SHORT EXERCISE >> Without the pictures, reproduce the records that follow exactly.

SUPPLIED MATERIAL >>

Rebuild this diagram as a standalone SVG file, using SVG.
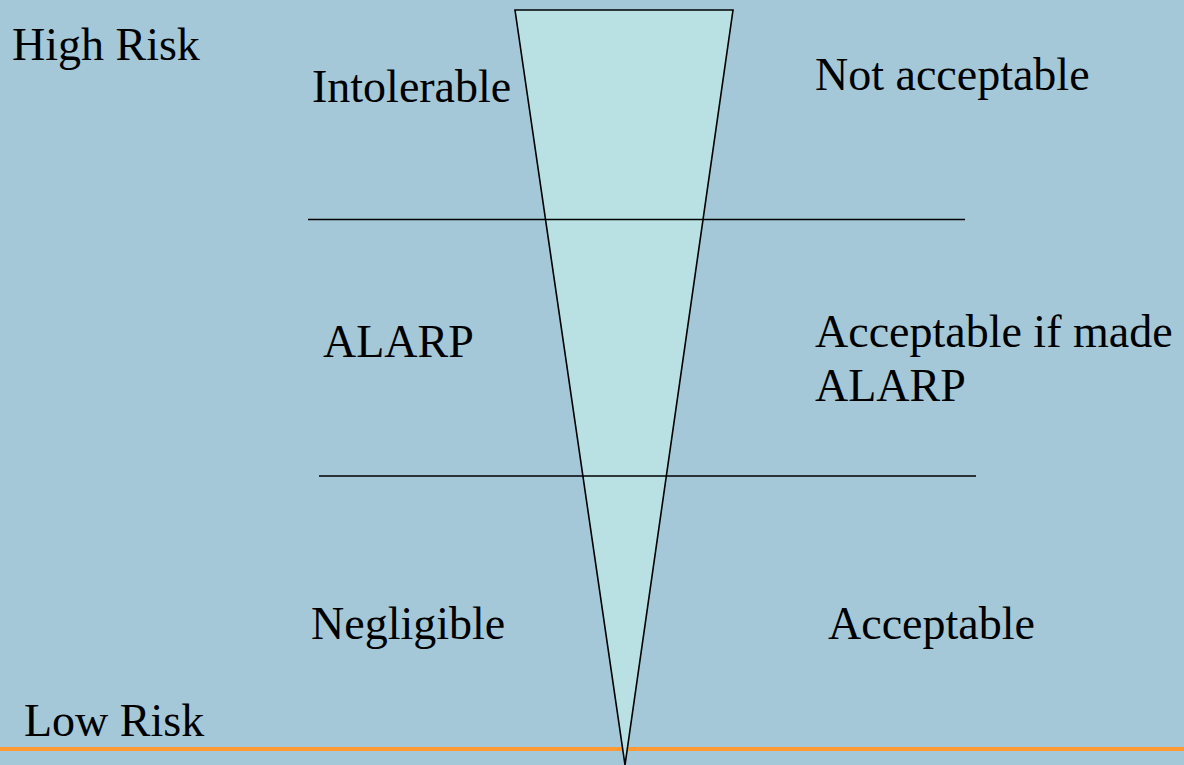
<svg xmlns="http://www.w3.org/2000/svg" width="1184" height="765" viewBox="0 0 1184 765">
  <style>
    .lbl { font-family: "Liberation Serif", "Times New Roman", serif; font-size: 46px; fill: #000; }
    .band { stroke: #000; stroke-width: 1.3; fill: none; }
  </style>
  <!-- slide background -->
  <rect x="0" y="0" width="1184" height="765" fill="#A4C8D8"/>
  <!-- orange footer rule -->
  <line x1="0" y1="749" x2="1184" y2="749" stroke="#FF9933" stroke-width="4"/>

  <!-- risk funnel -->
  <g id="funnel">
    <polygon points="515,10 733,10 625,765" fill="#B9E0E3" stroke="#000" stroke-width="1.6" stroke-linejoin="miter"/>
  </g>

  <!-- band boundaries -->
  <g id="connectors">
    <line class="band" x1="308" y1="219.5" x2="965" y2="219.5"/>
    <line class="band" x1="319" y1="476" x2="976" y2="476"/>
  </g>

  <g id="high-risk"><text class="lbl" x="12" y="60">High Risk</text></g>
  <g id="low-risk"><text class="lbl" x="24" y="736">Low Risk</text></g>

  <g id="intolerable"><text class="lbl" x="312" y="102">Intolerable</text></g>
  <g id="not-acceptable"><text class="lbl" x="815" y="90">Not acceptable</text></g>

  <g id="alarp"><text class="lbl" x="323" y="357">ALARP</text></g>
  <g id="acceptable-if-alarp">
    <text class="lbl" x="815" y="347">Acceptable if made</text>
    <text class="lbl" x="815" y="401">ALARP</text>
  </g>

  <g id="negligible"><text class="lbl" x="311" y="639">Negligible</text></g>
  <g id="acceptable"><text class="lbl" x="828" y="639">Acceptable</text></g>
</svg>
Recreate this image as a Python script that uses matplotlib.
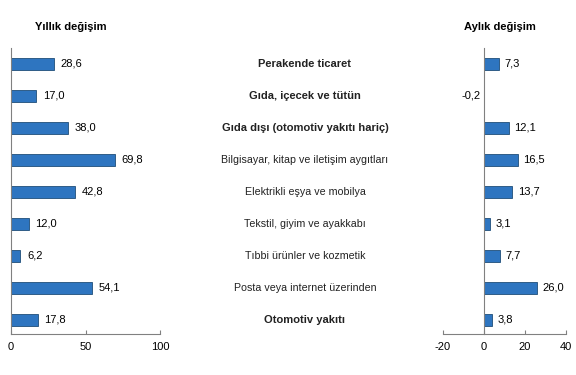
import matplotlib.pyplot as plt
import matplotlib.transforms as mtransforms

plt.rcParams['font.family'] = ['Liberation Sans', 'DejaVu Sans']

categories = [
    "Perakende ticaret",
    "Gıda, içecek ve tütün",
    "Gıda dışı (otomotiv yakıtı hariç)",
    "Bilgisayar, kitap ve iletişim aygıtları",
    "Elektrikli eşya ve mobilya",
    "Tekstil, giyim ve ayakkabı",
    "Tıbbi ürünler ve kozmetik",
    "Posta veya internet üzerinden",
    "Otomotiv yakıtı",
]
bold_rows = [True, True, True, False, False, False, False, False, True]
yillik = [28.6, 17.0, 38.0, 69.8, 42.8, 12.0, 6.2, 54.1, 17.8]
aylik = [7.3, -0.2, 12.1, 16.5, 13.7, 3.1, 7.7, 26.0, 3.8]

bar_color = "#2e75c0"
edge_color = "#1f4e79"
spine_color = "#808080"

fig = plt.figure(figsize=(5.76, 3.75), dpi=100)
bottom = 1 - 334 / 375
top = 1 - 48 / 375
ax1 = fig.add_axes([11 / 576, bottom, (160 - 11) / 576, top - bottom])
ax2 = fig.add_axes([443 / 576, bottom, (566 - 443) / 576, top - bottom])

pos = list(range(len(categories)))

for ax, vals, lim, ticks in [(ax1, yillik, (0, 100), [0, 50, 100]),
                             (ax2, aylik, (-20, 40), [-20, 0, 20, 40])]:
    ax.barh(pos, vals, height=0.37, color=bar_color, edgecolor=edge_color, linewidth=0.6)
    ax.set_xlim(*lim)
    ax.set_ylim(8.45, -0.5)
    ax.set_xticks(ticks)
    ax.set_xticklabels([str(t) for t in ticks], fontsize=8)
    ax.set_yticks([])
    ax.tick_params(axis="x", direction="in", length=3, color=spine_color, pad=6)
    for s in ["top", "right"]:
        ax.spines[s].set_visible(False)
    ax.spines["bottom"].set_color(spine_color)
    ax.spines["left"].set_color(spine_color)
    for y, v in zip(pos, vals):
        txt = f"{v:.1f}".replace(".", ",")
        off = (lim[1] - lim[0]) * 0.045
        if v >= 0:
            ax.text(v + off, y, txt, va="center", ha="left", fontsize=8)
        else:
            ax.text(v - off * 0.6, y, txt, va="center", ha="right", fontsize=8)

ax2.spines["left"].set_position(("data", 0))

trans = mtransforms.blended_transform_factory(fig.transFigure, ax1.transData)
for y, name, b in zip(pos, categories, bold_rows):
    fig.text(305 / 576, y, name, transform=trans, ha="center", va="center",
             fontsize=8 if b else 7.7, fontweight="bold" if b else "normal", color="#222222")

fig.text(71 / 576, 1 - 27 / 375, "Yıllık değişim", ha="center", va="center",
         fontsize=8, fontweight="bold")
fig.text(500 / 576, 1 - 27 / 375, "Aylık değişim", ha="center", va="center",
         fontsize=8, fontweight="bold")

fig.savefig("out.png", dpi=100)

RESULT >>
Rebuild this diagram as a standalone SVG file, using SVG.
<svg xmlns="http://www.w3.org/2000/svg" width="1184" height="765" viewBox="0 0 1184 765">
  <style>
    .lbl { font-family: "Liberation Serif", "Times New Roman", serif; font-size: 46px; fill: #000; }
    .band { stroke: #000; stroke-width: 1.3; fill: none; }
  </style>
  <!-- slide background -->
  <rect x="0" y="0" width="1184" height="765" fill="#A4C8D8"/>
  <!-- orange footer rule -->
  <line x1="0" y1="749" x2="1184" y2="749" stroke="#FF9933" stroke-width="4"/>

  <!-- risk funnel -->
  <g id="funnel">
    <polygon points="515,10 733,10 625,765" fill="#B9E0E3" stroke="#000" stroke-width="1.6" stroke-linejoin="miter"/>
  </g>

  <!-- band boundaries -->
  <g id="connectors">
    <line class="band" x1="308" y1="219.5" x2="965" y2="219.5"/>
    <line class="band" x1="319" y1="476" x2="976" y2="476"/>
  </g>

  <g id="high-risk"><text class="lbl" x="12" y="60">High Risk</text></g>
  <g id="low-risk"><text class="lbl" x="24" y="736">Low Risk</text></g>

  <g id="intolerable"><text class="lbl" x="312" y="102">Intolerable</text></g>
  <g id="not-acceptable"><text class="lbl" x="815" y="90">Not acceptable</text></g>

  <g id="alarp"><text class="lbl" x="323" y="357">ALARP</text></g>
  <g id="acceptable-if-alarp">
    <text class="lbl" x="815" y="347">Acceptable if made</text>
    <text class="lbl" x="815" y="401">ALARP</text>
  </g>

  <g id="negligible"><text class="lbl" x="311" y="639">Negligible</text></g>
  <g id="acceptable"><text class="lbl" x="828" y="639">Acceptable</text></g>
</svg>
Recreate this image as a Python script that uses matplotlib.
import matplotlib.pyplot as plt
import matplotlib.transforms as mtransforms

plt.rcParams['font.family'] = ['Liberation Sans', 'DejaVu Sans']

categories = [
    "Perakende ticaret",
    "Gıda, içecek ve tütün",
    "Gıda dışı (otomotiv yakıtı hariç)",
    "Bilgisayar, kitap ve iletişim aygıtları",
    "Elektrikli eşya ve mobilya",
    "Tekstil, giyim ve ayakkabı",
    "Tıbbi ürünler ve kozmetik",
    "Posta veya internet üzerinden",
    "Otomotiv yakıtı",
]
bold_rows = [True, True, True, False, False, False, False, False, True]
yillik = [28.6, 17.0, 38.0, 69.8, 42.8, 12.0, 6.2, 54.1, 17.8]
aylik = [7.3, -0.2, 12.1, 16.5, 13.7, 3.1, 7.7, 26.0, 3.8]

bar_color = "#2e75c0"
edge_color = "#1f4e79"
spine_color = "#808080"

fig = plt.figure(figsize=(5.76, 3.75), dpi=100)
bottom = 1 - 334 / 375
top = 1 - 48 / 375
ax1 = fig.add_axes([11 / 576, bottom, (160 - 11) / 576, top - bottom])
ax2 = fig.add_axes([443 / 576, bottom, (566 - 443) / 576, top - bottom])

pos = list(range(len(categories)))

for ax, vals, lim, ticks in [(ax1, yillik, (0, 100), [0, 50, 100]),
                             (ax2, aylik, (-20, 40), [-20, 0, 20, 40])]:
    ax.barh(pos, vals, height=0.37, color=bar_color, edgecolor=edge_color, linewidth=0.6)
    ax.set_xlim(*lim)
    ax.set_ylim(8.45, -0.5)
    ax.set_xticks(ticks)
    ax.set_xticklabels([str(t) for t in ticks], fontsize=8)
    ax.set_yticks([])
    ax.tick_params(axis="x", direction="in", length=3, color=spine_color, pad=6)
    for s in ["top", "right"]:
        ax.spines[s].set_visible(False)
    ax.spines["bottom"].set_color(spine_color)
    ax.spines["left"].set_color(spine_color)
    for y, v in zip(pos, vals):
        txt = f"{v:.1f}".replace(".", ",")
        off = (lim[1] - lim[0]) * 0.045
        if v >= 0:
            ax.text(v + off, y, txt, va="center", ha="left", fontsize=8)
        else:
            ax.text(v - off * 0.6, y, txt, va="center", ha="right", fontsize=8)

ax2.spines["left"].set_position(("data", 0))

trans = mtransforms.blended_transform_factory(fig.transFigure, ax1.transData)
for y, name, b in zip(pos, categories, bold_rows):
    fig.text(305 / 576, y, name, transform=trans, ha="center", va="center",
             fontsize=8 if b else 7.7, fontweight="bold" if b else "normal", color="#222222")

fig.text(71 / 576, 1 - 27 / 375, "Yıllık değişim", ha="center", va="center",
         fontsize=8, fontweight="bold")
fig.text(500 / 576, 1 - 27 / 375, "Aylık değişim", ha="center", va="center",
         fontsize=8, fontweight="bold")

fig.savefig("out.png", dpi=100)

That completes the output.